Your task is to quote, unchanged, only the lines from the one with "Output the Python" through the one with "import pandas as pd", both ends included.
━━━ GIVEN DATA ━━━
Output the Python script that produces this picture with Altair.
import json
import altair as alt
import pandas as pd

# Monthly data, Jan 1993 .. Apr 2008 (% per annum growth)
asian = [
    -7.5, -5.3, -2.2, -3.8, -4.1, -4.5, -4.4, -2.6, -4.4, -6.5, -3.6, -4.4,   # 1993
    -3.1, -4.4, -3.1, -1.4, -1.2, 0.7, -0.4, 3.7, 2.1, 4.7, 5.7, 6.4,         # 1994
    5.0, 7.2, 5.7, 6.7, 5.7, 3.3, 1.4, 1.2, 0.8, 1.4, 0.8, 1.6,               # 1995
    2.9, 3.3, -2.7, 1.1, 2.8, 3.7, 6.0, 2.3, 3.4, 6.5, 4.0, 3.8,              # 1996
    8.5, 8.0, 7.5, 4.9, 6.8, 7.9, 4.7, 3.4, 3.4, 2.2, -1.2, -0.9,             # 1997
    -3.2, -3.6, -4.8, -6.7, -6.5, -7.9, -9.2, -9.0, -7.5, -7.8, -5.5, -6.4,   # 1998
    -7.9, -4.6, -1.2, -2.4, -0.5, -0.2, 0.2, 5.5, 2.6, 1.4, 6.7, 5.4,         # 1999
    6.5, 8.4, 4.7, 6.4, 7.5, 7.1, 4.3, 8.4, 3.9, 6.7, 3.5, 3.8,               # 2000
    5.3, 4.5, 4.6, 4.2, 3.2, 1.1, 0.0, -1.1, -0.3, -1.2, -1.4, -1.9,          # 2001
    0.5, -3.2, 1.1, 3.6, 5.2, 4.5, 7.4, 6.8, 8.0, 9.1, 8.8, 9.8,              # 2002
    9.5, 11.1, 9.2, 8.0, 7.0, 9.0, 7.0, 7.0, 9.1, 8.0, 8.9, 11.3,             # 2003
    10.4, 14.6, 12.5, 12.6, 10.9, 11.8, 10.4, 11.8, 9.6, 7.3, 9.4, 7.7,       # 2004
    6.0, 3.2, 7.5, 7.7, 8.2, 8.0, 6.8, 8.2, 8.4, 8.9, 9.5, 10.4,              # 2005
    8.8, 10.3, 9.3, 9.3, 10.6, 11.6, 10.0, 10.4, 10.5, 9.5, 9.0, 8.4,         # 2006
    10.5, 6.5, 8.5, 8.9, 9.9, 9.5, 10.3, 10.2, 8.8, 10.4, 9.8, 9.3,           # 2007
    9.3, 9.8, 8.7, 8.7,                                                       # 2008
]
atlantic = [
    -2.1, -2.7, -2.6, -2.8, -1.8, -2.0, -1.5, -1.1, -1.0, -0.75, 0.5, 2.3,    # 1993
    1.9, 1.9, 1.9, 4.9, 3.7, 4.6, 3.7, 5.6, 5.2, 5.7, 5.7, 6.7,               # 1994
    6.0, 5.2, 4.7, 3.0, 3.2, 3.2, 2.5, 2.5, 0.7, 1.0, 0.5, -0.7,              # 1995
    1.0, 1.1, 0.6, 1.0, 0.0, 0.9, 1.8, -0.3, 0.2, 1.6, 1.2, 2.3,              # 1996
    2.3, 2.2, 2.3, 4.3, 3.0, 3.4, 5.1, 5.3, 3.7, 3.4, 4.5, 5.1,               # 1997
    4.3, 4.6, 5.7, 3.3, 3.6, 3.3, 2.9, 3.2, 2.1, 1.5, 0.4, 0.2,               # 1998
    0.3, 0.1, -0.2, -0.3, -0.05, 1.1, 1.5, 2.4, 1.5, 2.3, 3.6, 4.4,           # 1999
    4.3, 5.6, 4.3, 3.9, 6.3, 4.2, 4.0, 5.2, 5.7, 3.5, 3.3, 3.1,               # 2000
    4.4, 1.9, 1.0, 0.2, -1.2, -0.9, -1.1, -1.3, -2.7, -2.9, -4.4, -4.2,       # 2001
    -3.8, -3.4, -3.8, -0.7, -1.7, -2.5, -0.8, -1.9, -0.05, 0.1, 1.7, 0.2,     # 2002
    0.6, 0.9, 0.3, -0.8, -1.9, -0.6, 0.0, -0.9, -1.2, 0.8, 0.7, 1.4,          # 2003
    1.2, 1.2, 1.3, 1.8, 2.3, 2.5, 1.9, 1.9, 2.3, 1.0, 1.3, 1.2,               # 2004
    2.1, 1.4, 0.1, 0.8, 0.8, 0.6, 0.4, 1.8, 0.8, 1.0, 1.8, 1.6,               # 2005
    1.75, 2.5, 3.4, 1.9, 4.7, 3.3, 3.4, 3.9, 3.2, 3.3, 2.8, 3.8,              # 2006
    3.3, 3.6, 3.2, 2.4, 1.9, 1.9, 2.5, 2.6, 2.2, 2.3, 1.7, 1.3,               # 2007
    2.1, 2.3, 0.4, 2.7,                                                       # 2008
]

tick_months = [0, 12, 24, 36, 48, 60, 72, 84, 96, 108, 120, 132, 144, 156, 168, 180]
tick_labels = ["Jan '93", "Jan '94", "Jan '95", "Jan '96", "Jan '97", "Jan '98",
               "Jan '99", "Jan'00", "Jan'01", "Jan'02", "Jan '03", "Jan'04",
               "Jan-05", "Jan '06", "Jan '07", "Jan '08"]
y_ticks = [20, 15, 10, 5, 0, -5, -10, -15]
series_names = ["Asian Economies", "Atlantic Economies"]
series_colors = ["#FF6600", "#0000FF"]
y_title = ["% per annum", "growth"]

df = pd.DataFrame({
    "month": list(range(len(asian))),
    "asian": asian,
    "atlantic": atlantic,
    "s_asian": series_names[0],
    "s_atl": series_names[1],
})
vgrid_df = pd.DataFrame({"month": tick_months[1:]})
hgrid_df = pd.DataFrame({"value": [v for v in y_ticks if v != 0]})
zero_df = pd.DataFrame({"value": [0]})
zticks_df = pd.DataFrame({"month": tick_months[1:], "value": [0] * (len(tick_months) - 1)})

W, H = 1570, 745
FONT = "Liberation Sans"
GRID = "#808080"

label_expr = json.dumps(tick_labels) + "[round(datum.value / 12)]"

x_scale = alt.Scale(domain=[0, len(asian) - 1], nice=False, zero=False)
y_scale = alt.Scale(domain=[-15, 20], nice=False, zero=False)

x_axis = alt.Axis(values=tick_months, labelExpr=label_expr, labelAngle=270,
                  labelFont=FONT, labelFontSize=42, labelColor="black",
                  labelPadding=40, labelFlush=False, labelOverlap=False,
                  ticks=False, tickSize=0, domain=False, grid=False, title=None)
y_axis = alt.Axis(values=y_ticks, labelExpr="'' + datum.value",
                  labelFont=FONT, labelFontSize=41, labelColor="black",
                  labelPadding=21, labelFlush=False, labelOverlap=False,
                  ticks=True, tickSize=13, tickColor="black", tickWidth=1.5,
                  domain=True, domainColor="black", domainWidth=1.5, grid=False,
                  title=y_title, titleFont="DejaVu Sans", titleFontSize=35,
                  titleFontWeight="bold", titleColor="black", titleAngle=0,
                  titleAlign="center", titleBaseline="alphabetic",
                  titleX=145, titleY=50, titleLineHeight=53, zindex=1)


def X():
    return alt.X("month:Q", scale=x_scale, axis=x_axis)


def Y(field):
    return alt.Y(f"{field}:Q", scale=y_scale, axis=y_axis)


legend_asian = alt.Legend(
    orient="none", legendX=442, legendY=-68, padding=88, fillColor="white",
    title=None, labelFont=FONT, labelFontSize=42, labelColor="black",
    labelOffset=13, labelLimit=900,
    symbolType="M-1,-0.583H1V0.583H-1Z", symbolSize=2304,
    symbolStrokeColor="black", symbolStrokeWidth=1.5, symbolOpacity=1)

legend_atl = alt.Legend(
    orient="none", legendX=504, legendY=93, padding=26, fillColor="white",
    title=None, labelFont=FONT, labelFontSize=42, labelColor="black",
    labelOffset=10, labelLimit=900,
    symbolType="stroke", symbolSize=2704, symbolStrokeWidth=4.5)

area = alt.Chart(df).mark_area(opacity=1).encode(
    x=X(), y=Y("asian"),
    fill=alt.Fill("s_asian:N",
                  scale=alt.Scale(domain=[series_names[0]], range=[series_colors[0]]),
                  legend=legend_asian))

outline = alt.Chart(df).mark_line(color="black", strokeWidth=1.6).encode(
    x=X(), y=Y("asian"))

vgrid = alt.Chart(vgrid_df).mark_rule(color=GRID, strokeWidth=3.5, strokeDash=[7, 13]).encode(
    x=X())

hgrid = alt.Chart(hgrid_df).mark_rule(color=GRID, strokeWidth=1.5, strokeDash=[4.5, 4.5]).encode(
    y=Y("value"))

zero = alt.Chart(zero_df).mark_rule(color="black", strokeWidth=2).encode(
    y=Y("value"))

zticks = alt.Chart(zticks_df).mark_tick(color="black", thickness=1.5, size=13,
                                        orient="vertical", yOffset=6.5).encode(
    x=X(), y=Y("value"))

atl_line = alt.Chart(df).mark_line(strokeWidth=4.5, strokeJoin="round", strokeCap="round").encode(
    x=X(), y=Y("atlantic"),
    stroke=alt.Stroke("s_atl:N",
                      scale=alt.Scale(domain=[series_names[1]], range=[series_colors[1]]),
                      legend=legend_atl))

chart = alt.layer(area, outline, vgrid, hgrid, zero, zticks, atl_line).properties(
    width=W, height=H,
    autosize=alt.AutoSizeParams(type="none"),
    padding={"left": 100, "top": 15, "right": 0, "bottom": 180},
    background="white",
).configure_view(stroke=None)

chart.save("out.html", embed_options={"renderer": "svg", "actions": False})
━━━
━━━ GIVEN DATA ━━━
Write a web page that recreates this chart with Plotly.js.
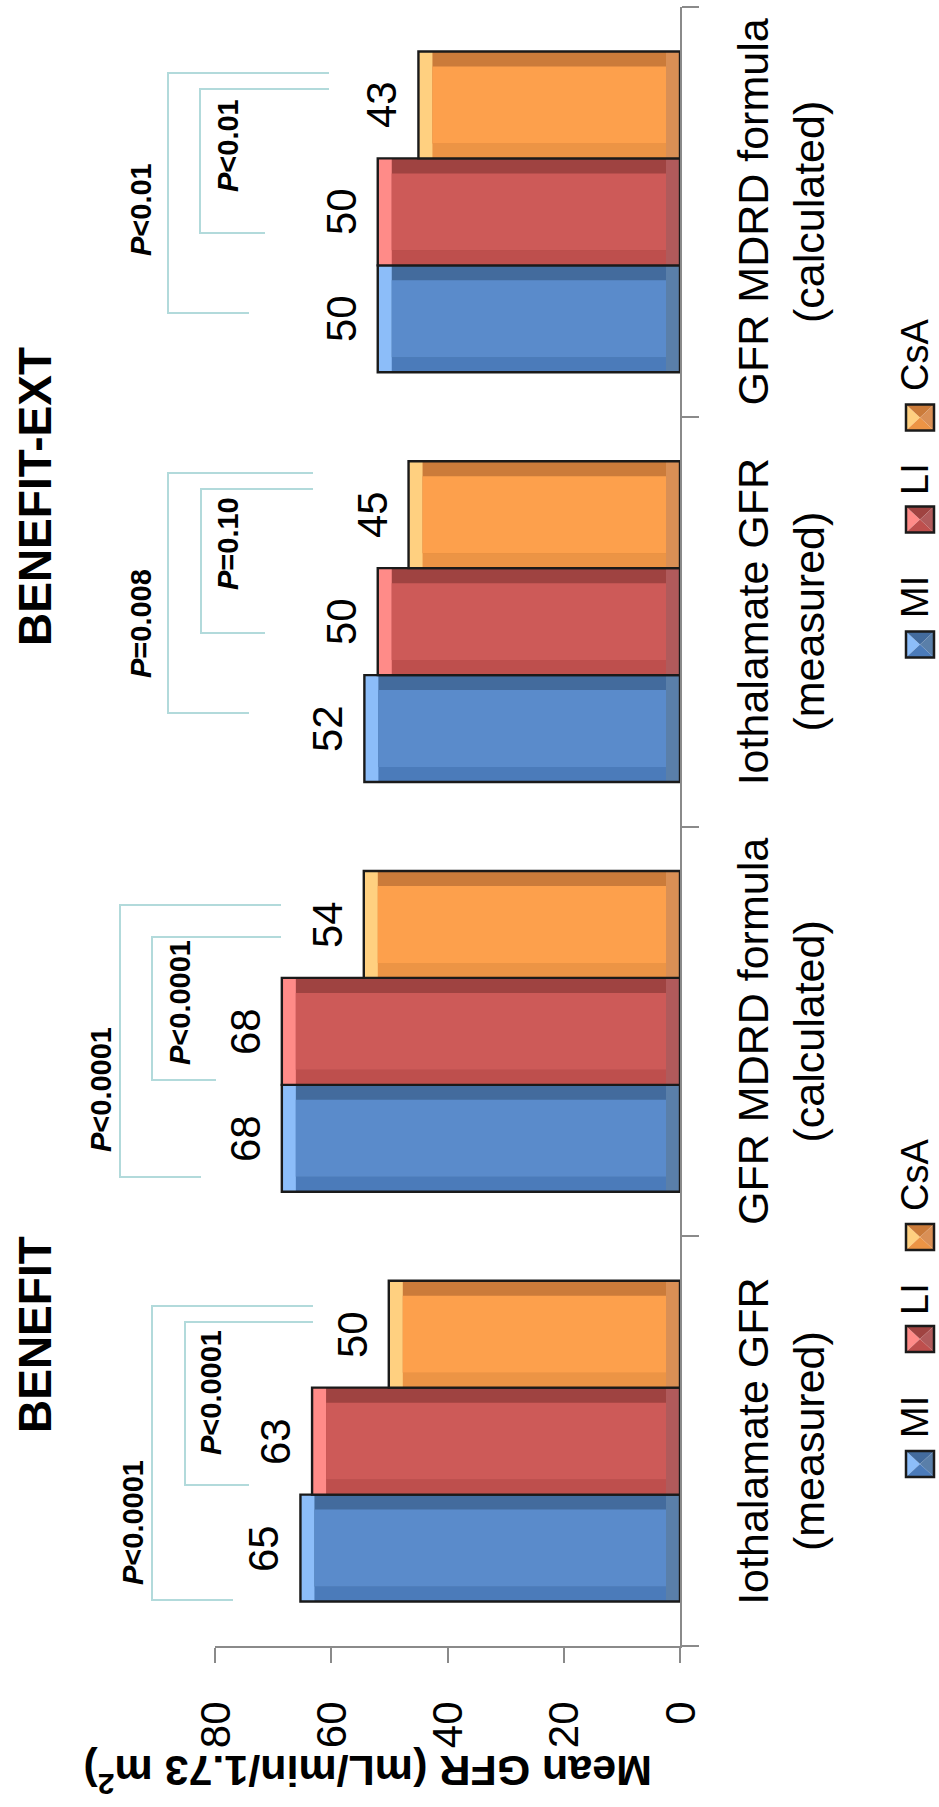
━━━
━━━ GIVEN DATA ━━━
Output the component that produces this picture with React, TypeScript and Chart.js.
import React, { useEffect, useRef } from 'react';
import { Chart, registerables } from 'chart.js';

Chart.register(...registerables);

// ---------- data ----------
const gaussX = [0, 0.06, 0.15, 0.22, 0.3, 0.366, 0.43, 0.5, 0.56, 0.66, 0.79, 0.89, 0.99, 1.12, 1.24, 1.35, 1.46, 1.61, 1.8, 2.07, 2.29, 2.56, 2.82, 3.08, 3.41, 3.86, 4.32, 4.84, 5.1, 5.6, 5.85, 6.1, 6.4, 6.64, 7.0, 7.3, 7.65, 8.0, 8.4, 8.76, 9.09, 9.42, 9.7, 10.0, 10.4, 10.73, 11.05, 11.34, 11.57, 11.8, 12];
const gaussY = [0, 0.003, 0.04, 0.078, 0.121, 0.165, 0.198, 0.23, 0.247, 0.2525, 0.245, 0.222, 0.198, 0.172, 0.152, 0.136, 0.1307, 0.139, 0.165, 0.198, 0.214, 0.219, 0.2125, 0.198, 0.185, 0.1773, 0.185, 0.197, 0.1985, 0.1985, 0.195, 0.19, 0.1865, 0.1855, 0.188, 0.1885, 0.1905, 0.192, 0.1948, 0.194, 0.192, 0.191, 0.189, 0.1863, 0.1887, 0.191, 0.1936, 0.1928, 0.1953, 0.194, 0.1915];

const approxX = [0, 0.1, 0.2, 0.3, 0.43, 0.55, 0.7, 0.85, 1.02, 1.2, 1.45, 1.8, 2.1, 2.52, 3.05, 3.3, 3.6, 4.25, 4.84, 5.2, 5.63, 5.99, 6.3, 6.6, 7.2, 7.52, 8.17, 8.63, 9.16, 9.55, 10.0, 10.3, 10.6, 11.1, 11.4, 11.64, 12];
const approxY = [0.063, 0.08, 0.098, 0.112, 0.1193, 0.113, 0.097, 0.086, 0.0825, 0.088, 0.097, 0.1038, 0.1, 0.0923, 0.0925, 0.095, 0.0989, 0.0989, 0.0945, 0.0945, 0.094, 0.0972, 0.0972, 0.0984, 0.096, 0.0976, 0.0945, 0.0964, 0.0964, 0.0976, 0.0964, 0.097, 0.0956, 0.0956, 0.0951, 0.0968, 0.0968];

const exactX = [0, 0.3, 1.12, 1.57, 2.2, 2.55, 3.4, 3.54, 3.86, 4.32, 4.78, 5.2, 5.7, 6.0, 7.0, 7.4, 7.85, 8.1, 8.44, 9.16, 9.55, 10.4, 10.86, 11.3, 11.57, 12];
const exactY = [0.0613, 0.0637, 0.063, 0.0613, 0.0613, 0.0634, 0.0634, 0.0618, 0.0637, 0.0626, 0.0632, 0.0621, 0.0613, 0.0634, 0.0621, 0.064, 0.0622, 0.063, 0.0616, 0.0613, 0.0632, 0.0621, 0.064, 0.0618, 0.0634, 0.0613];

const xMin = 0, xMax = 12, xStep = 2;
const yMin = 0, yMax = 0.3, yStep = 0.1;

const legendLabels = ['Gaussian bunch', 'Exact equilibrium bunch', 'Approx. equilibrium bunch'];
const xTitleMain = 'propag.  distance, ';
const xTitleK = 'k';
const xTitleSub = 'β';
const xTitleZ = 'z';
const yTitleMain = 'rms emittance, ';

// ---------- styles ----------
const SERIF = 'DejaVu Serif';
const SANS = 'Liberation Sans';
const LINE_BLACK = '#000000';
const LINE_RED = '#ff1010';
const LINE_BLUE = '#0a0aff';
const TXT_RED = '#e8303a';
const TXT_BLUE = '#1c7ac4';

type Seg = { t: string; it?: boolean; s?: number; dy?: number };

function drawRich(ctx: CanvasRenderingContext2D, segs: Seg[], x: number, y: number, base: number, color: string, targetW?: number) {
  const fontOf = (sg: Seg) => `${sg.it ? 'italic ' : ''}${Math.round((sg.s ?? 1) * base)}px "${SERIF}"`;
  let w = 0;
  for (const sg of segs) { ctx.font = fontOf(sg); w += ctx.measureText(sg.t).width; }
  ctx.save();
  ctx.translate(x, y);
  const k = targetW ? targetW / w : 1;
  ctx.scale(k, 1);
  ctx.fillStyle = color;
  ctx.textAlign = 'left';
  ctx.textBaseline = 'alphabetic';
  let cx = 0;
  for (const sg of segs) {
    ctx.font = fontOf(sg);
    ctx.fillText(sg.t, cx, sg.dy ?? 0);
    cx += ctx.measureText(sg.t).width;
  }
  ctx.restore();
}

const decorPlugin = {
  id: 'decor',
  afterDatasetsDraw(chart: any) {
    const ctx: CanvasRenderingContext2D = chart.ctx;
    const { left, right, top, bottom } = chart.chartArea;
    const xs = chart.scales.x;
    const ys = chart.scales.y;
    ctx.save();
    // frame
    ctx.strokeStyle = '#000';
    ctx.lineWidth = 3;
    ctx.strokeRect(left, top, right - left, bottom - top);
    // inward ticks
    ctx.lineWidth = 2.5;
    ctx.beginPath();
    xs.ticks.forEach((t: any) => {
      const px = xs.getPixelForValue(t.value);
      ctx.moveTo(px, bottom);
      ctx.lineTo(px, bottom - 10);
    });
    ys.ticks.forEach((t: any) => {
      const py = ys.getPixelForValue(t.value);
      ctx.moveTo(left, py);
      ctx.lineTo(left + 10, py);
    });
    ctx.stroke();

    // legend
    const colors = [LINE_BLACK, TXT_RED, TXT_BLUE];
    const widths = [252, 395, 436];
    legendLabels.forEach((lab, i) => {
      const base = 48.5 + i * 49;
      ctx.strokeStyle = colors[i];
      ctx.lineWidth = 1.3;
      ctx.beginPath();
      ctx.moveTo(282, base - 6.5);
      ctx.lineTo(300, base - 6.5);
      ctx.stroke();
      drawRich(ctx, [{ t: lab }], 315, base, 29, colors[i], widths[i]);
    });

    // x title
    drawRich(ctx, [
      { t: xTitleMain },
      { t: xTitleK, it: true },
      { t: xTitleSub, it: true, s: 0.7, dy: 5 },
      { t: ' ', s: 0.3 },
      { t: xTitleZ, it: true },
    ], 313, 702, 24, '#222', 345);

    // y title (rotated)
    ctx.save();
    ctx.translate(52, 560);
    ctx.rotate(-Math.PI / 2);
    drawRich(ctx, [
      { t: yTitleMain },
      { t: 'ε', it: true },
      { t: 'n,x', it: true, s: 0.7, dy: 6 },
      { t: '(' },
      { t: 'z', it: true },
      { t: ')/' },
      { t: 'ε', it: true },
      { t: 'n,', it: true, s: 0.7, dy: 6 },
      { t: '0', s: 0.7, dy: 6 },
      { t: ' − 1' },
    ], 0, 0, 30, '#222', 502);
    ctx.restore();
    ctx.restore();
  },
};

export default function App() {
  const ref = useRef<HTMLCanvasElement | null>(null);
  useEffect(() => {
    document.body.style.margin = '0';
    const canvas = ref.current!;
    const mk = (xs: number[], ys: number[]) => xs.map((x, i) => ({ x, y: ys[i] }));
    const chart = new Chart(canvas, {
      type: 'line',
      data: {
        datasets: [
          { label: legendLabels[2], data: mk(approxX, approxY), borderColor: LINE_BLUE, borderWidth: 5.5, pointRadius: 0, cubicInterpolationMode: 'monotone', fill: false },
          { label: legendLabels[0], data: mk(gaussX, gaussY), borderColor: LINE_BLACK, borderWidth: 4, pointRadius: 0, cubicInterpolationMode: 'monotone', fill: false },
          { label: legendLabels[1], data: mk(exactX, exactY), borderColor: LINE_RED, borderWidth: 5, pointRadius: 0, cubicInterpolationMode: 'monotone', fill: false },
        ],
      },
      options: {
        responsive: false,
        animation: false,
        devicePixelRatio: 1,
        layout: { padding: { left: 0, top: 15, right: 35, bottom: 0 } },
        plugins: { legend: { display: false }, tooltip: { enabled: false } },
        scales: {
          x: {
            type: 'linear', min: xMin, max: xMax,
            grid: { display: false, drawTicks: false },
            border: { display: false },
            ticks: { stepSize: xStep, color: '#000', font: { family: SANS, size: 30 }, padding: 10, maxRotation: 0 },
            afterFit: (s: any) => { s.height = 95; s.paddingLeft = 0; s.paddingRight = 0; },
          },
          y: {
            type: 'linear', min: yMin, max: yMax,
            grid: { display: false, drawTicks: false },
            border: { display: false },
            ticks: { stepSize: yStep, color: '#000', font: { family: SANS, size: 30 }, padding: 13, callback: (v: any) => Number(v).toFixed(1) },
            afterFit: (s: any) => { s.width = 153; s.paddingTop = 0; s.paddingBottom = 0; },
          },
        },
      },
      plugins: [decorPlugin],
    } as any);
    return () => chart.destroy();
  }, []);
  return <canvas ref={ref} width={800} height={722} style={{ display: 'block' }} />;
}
━━━
## ANSWER IN FULL
Output the Python script that produces this picture with Altair.
import json
import altair as alt
import pandas as pd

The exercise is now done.